JIS News

The Jamaica Exporters Association (JEA) has moved to protect the interests of micro, small, and medium producers of goods and services for export, through the development of intellectual property marks.
The certification and collective marks, which were unveiled at the Alhambra Inn on Monday (December 3), are aimed at providing the entities with intellectual property protection in the global marketplace.
They are expected to go a far way in safeguarding the integrity of authentically produced Jamaican goods and services by countering piracy and counterfeiting, as well as ensuring that producers and exporters secure the benefits which can accrue to them.
Administration and management of the programme is being undertaken by the Competitiveness Company, a subsidiary of the JEA.
Attorney-at-law, Dianne Daley, of the law firm, Foga, Daley & Company, which assisted with development of the legal framework, explained that certification and collective marks were “special kinds of trademarks.”
“They are special in the sense that the certification mark is not just there to distinguish between competitors’ products, but it is also there to indicate which product is certified from which is not,” Miss Daley outlined, citing the Blue Mountain Coffee brand as an example.

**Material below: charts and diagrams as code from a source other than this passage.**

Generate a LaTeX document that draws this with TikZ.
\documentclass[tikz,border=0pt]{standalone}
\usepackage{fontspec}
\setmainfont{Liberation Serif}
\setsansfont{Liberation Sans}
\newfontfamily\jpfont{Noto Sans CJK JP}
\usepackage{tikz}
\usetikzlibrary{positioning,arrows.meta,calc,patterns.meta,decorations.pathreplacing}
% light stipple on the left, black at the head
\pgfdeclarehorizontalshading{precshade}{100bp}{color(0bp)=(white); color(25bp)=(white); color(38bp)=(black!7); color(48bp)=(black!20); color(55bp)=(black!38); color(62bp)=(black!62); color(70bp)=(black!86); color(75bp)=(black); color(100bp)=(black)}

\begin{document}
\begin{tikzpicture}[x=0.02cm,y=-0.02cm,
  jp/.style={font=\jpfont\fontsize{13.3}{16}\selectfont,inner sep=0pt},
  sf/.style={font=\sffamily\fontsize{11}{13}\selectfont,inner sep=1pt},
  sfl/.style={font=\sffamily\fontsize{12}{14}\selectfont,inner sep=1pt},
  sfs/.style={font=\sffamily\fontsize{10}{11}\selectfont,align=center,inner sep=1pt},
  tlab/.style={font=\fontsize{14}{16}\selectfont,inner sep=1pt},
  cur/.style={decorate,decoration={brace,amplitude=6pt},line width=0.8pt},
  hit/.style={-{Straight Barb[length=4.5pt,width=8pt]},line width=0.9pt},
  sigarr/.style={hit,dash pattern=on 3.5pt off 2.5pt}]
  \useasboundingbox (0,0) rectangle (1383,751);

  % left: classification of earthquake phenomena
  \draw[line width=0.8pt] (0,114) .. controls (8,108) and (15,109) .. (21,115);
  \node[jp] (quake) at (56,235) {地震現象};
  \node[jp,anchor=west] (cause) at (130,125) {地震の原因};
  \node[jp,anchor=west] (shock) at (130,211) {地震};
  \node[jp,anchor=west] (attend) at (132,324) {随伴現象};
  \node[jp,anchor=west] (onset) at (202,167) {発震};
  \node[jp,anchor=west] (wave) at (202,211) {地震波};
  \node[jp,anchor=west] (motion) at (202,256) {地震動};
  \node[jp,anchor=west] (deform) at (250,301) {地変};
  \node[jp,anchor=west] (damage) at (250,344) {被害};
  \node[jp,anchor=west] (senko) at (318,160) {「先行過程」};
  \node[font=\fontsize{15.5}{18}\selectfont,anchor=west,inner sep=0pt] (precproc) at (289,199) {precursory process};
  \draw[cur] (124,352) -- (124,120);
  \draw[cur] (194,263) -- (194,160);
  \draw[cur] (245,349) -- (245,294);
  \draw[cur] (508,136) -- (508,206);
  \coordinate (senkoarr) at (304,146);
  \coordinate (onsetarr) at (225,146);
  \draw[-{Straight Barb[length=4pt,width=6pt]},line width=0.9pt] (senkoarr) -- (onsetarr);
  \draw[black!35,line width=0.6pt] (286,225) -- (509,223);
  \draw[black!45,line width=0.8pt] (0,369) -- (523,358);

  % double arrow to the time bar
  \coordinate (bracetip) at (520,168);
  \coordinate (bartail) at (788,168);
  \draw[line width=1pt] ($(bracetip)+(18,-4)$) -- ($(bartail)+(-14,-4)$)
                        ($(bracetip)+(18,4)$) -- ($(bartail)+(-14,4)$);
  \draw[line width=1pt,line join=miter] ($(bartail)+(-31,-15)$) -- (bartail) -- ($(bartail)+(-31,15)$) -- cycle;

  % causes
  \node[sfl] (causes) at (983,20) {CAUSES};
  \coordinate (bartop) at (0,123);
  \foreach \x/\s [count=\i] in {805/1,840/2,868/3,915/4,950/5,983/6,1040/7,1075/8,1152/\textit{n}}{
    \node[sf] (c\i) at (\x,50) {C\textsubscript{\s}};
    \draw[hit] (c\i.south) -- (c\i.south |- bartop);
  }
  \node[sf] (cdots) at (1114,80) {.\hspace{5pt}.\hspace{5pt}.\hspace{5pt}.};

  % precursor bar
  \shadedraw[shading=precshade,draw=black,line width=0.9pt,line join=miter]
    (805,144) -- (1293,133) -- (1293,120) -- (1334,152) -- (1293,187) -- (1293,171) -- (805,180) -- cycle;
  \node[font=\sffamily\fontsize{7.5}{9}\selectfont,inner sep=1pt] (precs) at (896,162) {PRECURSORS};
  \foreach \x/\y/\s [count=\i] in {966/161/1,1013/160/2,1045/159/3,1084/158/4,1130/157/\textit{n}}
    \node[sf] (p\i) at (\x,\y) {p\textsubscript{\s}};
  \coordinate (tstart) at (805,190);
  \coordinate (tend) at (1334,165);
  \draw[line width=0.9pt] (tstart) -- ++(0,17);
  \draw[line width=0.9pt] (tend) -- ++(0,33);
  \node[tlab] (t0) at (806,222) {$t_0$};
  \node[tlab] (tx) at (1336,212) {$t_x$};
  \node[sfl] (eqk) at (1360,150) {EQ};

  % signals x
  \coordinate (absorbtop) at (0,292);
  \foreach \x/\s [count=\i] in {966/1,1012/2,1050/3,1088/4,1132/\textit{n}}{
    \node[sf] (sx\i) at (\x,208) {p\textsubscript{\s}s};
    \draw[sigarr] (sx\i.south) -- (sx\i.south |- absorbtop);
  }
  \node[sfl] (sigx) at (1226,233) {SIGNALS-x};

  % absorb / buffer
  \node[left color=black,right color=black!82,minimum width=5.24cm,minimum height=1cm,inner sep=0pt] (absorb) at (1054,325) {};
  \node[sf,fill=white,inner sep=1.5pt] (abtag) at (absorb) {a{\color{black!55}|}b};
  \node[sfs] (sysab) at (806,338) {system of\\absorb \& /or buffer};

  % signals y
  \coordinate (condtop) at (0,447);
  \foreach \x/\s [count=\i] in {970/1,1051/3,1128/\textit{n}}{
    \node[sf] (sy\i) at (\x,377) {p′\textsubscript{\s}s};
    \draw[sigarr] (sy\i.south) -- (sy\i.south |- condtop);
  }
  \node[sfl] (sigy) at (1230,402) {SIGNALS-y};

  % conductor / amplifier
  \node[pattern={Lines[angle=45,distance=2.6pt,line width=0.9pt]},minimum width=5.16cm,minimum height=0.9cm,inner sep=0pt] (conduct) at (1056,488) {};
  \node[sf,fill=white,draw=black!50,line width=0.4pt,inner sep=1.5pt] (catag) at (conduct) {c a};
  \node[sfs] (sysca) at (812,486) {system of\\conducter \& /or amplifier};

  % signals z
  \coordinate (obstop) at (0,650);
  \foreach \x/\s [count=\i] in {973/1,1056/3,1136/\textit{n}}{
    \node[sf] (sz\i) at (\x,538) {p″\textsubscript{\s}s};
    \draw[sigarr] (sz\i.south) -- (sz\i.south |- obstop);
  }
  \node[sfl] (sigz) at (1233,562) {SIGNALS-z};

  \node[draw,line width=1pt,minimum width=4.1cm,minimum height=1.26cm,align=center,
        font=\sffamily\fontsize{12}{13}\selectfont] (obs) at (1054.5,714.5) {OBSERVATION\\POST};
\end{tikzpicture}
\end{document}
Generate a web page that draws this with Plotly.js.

The collective mark, she said, was owned by an association and was for usage by its members, adding that “it is used by associations, mainly, where you have products that are traded by a multiplicity of traders and you want them to ascribe to a certain standard.” She further explained that companies which are part of such associations benefit from a collective management and enforcement structure, which assists with product monitoring in the global marketplace. Miss Daley disclosed that the intellectual property marks would be filed with the Jamaica Intellectual Property Office (JIPO), to ensure their protection. Head of the Competitiveness Company, Dr. Beverley Morgan, pointed out that the programme is being co-funded by the European Union, Government of Jamaica, and the Private Sector Development Programme (PSDP). She noted that the programme would commence with five products and one service. These are: canned ackees, Jamaican jerk seasoning and sauces, honey, scotch bonnet pepper, and scotch bonnet pepper sauces, along with the visual arts. Dr. Morgan said the selections were based on the competitiveness of the products, international demand, and the availability of sufficient producers who were also engaged in trading internationally.
Come 2008, she said the Competitive Company would stage a series of one-on-one meetings with firms and individuals to get their support. Thereafter, the marks would be “launched at some of the major international markets where these products and services are sold.”
Dr. Richard Bernal, Director General of the Caribbean Regional Negotiating Machinery (RNM), underscored the importance of intellectual property marks.
He said they protect producers of goods and services from the “adverse of unfair competition”, facilitate a recovery of lost export opportunities; preserve producers’ and, ultimately, Jamaica’s reputation for excellence, increase export earnings, afford collective marketing, induce increased capital into the business and allow small firms to overcome the barriers arising from economies of scale.